If you want your audience to remember and share specific numbers, statistics and data points in your presentation, you’re probably designing your slides all wrong. Overwhelming your audience with multiple charts, graphs, and words on one slide is the single worst way to deliver information, according to neuroscience.

The most effective way is the Apple approach. On Tuesday, Apple launched new products–including a new Macbook Air and iPad–at a press event in the Brooklyn Academy of Music. During the presentation, Apple CEO Tim Cook delivered some numbers he wanted everyone to know about. Many of the journalists and bloggers in the room ended up using the same statistic in their headlines: 100 million.

  • “Apple hits 100 million active Macs” (Forbes)
  • “There are now 100 million Macs in use” (TechCrunch)
  • “Apple says there are 100 million Macs out in the wild” (CNET)

Why are these headlines calling attention to the same number? It’s the way Apple wants it. Apple’s presentation designers are experts at creating memorable and shareable messages–especially statistics.

The strategy is so effective that you shouldn’t give another presentation without incorporating it. Here’s the trick.

Stick to one number per slide and build up to it.

Tim Cook didn’t bury the statistic in the middle of a slide with other numbers on it. He built up to it, his voice starting soft and growing louder, before dropping it on the audience:

“The Mac continues to attract many new customers. In fact, over half of Mac buyers worldwide are new to Mac.
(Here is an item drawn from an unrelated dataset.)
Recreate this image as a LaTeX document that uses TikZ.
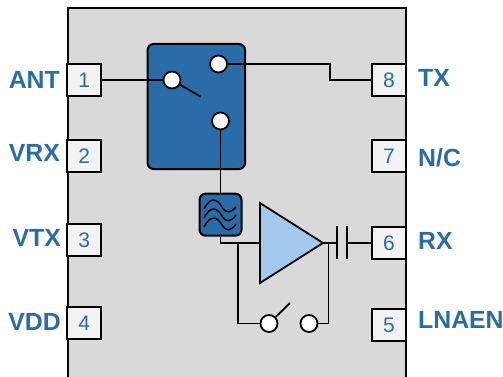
\documentclass[tikz,border=0pt]{standalone}
\usepackage{fontspec}
\setmainfont{Liberation Sans}
\definecolor{bluea}{HTML}{2A6CA8}
\definecolor{lighta}{HTML}{A2C9EB}
\definecolor{greya}{HTML}{D9D9D9}
\definecolor{pina}{HTML}{F2F2F2}
\tikzset{
 wire/.style={draw=black,line width=1.8pt},
 pinbox/.style={draw=black,line width=2pt,fill=pina,minimum width=34pt,minimum height=32.5pt,inner sep=0pt,text=bluea,font=\fontsize{21}{21}\selectfont},
 lab/.style={text=bluea,font=\fontsize{24.8}{25}\selectfont\bfseries,inner sep=0pt},
 contact/.style={circle,draw=black,line width=1.8pt,fill=white,minimum size=17pt,inner sep=0pt},
 blockb/.style={draw=black,line width=2pt,fill=bluea,rounded corners=6pt,inner sep=0pt},
}
\begin{document}
\begin{tikzpicture}[x=1pt,y=-1pt]
\useasboundingbox (0,0) rectangle (503,377);
\fill[white] (0,0) rectangle (503,377);
\fill[greya] (67.5,8) rectangle (406,377);
\draw[line width=2pt] (67.5,377) -- (67.5,8) -- (406,8) -- (406,377);
% pins
\node[pinbox] (p1) at (84.3,80) {1};
\node[pinbox] (p2) at (84.3,156) {2};
\node[pinbox] (p3) at (84.3,240) {3};
\node[pinbox] (p4) at (84.3,323) {4};
\node[pinbox] (p8) at (389,80) {8};
\node[pinbox] (p7) at (389,156) {7};
\node[pinbox] (p6) at (389,243) {6};
\node[pinbox] (p5) at (389,325) {5};
% labels
\node[lab,anchor=east] (lant) at (60,79.5) {ANT};
\node[lab,anchor=east] (lvrx) at (60,152.5) {VRX};
\node[lab,anchor=east] (lvtx) at (61,237.5) {VTX};
\node[lab,anchor=east] (lvdd) at (61,322) {VDD};
\node[lab,anchor=west] (ltx) at (418,77.5) {TX};
\node[lab,anchor=west] (lnc) at (418,157.5) {N/C};
\node[lab,anchor=west] (lrx) at (418,241) {RX};
\node[lab,anchor=west] (lln) at (418,320) {LNAEN};
% switch block
\node[blockb,minimum width=97.5pt,minimum height=125pt] (sw) at (196.3,106.5) {};
\node[contact] (c1) at (172,80) {};
\node[contact] (c2) at (218.5,64) {};
\node[contact] (c3) at (220.5,121) {};
\coordinate (wipe) at (200.7,96.7);
\draw[wire] (c1) -- (wipe);
% filter
\node[blockb,minimum width=42pt,minimum height=42pt] (flt) at (220.5,214.7) {};
\draw[line width=1.5pt,black]
 (204,209) .. controls (210,197) and (217,198) .. (222,207) .. controls (226,214) and (231,213) .. (236,207)
 (204,218) .. controls (210,206) and (217,207) .. (222,216) .. controls (226,223) and (231,222) .. (236,215)
 (204,227) .. controls (210,215) and (217,216) .. (222,225) .. controls (226,232) and (231,231) .. (236,224);
% amplifier
\coordinate (ain) at (260,243);
\coordinate (aout) at (323,243);
\draw[line width=1.8pt,fill=lighta,line join=miter] (260,203) -- (323,243) -- (260,283) -- cycle;
% capacitor
\coordinate (capa) at (337,243);
\coordinate (capb) at (347,243);
\draw[line width=2pt] (337,226) -- (337,259) (347,226) -- (347,259);
% bypass switch
\node[contact] (b1) at (269,323.5) {};
\node[contact] (b2) at (309,323.5) {};
\coordinate (bw) at (290,303);
\draw[wire] (b1) -- (bw);
% wires
\draw[wire] (p1.east) -- (c1.west);
\draw[wire] (c2.east) -- (330,64) -- (330,80) -- (p8.west);
\draw[wire] (c3.south) -- (flt.north);
\draw[wire] (flt.south) -- (220.5,243) -- (ain);
\draw[wire] (238,243) -- (238,323.5) -- (b1.west);
\draw[wire] (b2.east) -- (328.5,323.5) -- (328.5,243);
\draw[wire] (aout) -- (capa);
\draw[wire] (capb) -- (p6.west);
\end{tikzpicture}
\end{document}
We’re adding millions and millions of new customers every quarter, bringing our total active installed base to a new major milestone–of 100 million Macs!”

Right on cue, the statistic “100 million” drops into the slide with animation to make it look like it’s kicking up dust upon landing. It’s that big a number that it figuratively lands with a thud. The font size took up the nearly the entire length of the slide.

The human brain cannot absorb too many pieces of information at once. Give your audience too many numbers to remember at once and they’re unlikely to remember any of them.

Apple speakers apply this rule to product specs, too. If you look up articles or reviews about the new Macbook Air, you’ll likely find this statistic in nearly every one: 10 percent thinner. That, too, is on purpose.

When Apple executive Laura Legros introduced the new laptop on stage, she showed a slide with one image: the new computer side-by-side with the previous version. “It’s incredibly thin. It’s just 15.6 millimeters,” she said.

That was the build-up. Next, she said: “That’s 10 percent thinner than the previous air.”

In one photo and one statistic, you get the big picture.

Some of the best professional designers in the business have told me that slides should be simple enough to get the key message across in about 2-3 seconds. That leaves very little room for too many words.

It’s why the one message per slide rule works well. If you want people to remember one number, make it the only number on the screen. If you want your audience to associate the statistic with a product or company, attach the number to a photo. But that’s it.

One number per slide. It’s a proven tip that will make your message instantly memorable.